A l’issue de ce dernier, les maisons d’édition ont affirmé avoir reçu un raz-de-marée de manuscrits. Un phénomène somme toute facilement explicable : solitude, désœuvrement, introspection, tous les facteurs étaient assemblés pour pousser chacun à prendre la plume.
On s’attendait donc à voir paraître dès la rentrée de janvier 2021 de nouveaux auteurs révélés par cette période particulièrement éprouvante. Mieux encore, on aurait pu croire que les maisons d’édition en profiteraient pour innover dans le domaine. Pourtant, si du côté de l’édition, aucun changement majeur n’a pour le moment été souligné, c’est du côté des auteurs que les choses ont évolué.
Le sursaut de l’écriture
Lire et écrire font partie des deux activités les plus fondamentales de notre société. C’est chose naturelle donc que les Français se soient mis à l’écriture durant les derniers confinements. Selon un sondage réalisé par Harris Interactive, un Français sur dix aurait débuté un projet rédactionnel durant cette période.

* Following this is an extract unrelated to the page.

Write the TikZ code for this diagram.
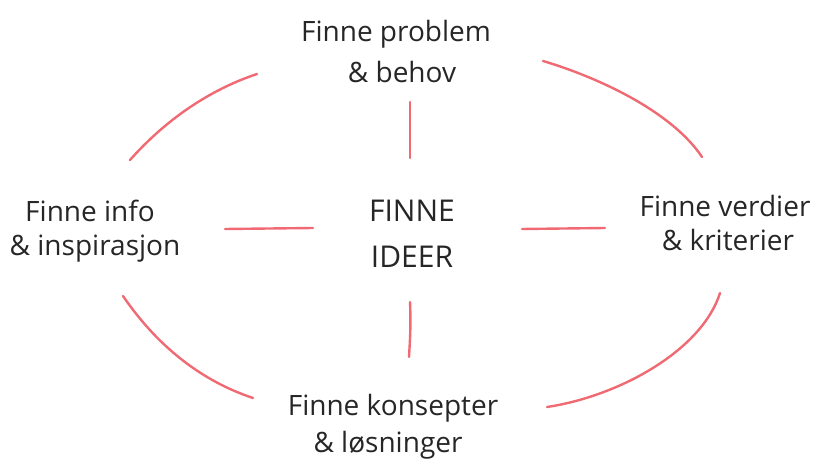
\documentclass[tikz,border=0pt]{standalone}
\usepackage{fontspec}
\setmainfont{Open Sans}
\begin{document}
\begin{tikzpicture}[x=1pt,y=-1pt,
  label/.style={font=\fontsize{28}{31}\selectfont, text=black!85, inner sep=0pt, anchor=base},
  core/.style={font=\fontsize{30}{33}\selectfont, text=black!85, inner sep=0pt, anchor=base},
  link/.style={draw=linkred, line width=2.4pt, line cap=round}]
\definecolor{linkred}{HTML}{F06A74}
\useasboundingbox (0,0) rectangle (826,470);

% texts
\node[label] (p1) at (396,42)  {Finne problem};
\node[label] (p2) at (402,83)  {\& behov};
\node[label] (i1) at (90,222)  {Finne info};
\node[label] (i2) at (95,255)  {\& inspirasjon};
\node[label] (v1) at (725,217) {Finne verdier};
\node[label] (v2) at (728,250) {\& kriterier};
\node[label] (k1) at (393,415) {Finne konsepter};
\node[label] (k2) at (388,452) {\& løsninger};
\node[core]  (c1) at (412,222) {FINNE};
\node[core]  (c2) at (412,267) {IDEER};

% end points of the strokes
\coordinate (tlA) at (130,160); \coordinate (tlB) at (257,74);
\coordinate (trA) at (543,61);  \coordinate (trB) at (702,157);
\coordinate (blA) at (123,296); \coordinate (blB) at (253,398);
\coordinate (brA) at (720,293); \coordinate (brB) at (547,407);
\coordinate (tvA) at (410,102); \coordinate (tvB) at (410,158);
\coordinate (bvA) at (410,302); \coordinate (bvB) at (409,357);
\coordinate (lhA) at (225,229); \coordinate (lhB) at (313,228);
\coordinate (rhA) at (522,229); \coordinate (rhB) at (605,228);

% outer ring
\draw[link] (tlA) .. controls (170,115) and (215,88) .. (tlB);
\draw[link] (trA) .. controls (600,78) and (672,112) .. (trB);
\draw[link] (blA) .. controls (160,350) and (205,382) .. (blB);
\draw[link] (brA) .. controls (702,350) and (620,396) .. (brB);

% spokes
\draw[link] (tvA) -- (tvB);
\draw[link] (bvA) .. controls (411,325) and (410,340) .. (bvB);
\draw[link] (lhA) -- (lhB);
\draw[link] (rhA) -- (rhB);
\end{tikzpicture}
\end{document}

L’écriture a été spontanée. A l’époque, je travaillais dans un magasin alimentaire. Face à ma feuille, le contexte n’existait plus.
Louis Tardy, 27 ans
« L’écriture a été spontanée. A l’époque, je travaillais dans un magasin alimentaire, explique Louis Tardy, 27 ans. Face à ma feuille, le contexte n’existait plus. » Mais si la majeure partie de ces scribouillards en herbe a avoué l’avoir fait dans un but personnel – « cher journal… » – certains d’entre eux espéraient, ou espèrent toujours, soumettre leur œuvre aux maisons d’édition.
Louis fait justement partie de ceux-là. « J’avais envie de faire quelque chose de concret, de donner à lire à des professionnels et de sortir du simple document word, confie-t-il. J’avais envie aussi d’aller plus loin que le « one shot » de l’écriture pour me sentir mieux. »
De rares parutions
Ces « primo-écrivains », passant d’une vague envie de poser des pensées sur papier à la concrétisation d’un projet littéraire construit ont-ils pour autant changé la donne dans le monde de l’édition ? Pas vraiment… Et ce pour deux raisons.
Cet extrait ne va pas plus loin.